Media groups looking to sell ad space on their internet sites or mobile apps using rival platforms often found that Google’s services were unfairly competing against rivals, using a variety of methods.

For example, regulators found that Doubleclick would vary the commission it took when making a sale based on prices offered by other so-called ad servers.

At the same time, Google arranged for AdX, its own supply-side platform, to give preferential treatment to offers emanating from Doubleclick — effectively squeezing out rivals such as Xandr or Index Exchange.

“These very serious practices penalized competition in the emerging online advertising market, and allowed Google not only to maintain but also to increase its dominant position,” De Silva said.

Media groups saw their online ad revenues crimped “even though their economic model is also strongly weakened by the decline in sales of print subscriptions and the decline in associated advertising revenue” in the shift to online news, it said.

Le Figaro eventually dropped its complaint last November, but News Corp, owner of The Wall Street Journal, and Rossel pressed ahead.

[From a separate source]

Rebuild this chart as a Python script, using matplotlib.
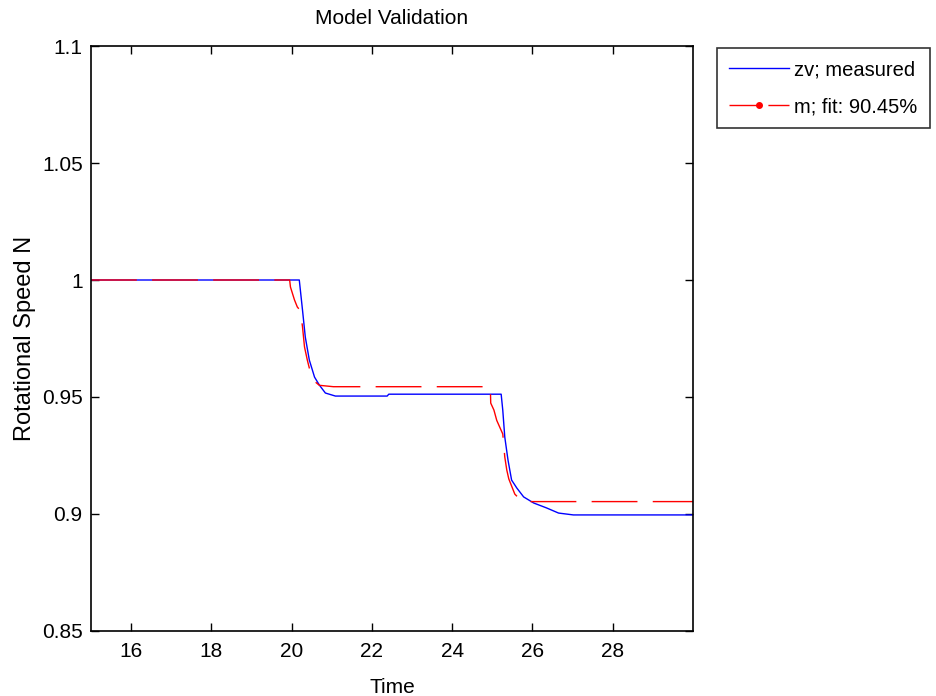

Google did not contest the findings, and the regulator said the company has committed to operational changes, including improved interoperability with third-party ad placement providers.

“As part of these commitments, we are reaffirming our promise not to use data from other SSPs to optimize bids in our exchange in a way that other SSPs can’t reproduce,” Maria Gomri, legal director at Google France, said in a statement.

The fine represents just a tiny fraction of the US$55.3 billion in revenue booked by Google in the first quarter of this year alone, mainly from online ad sales.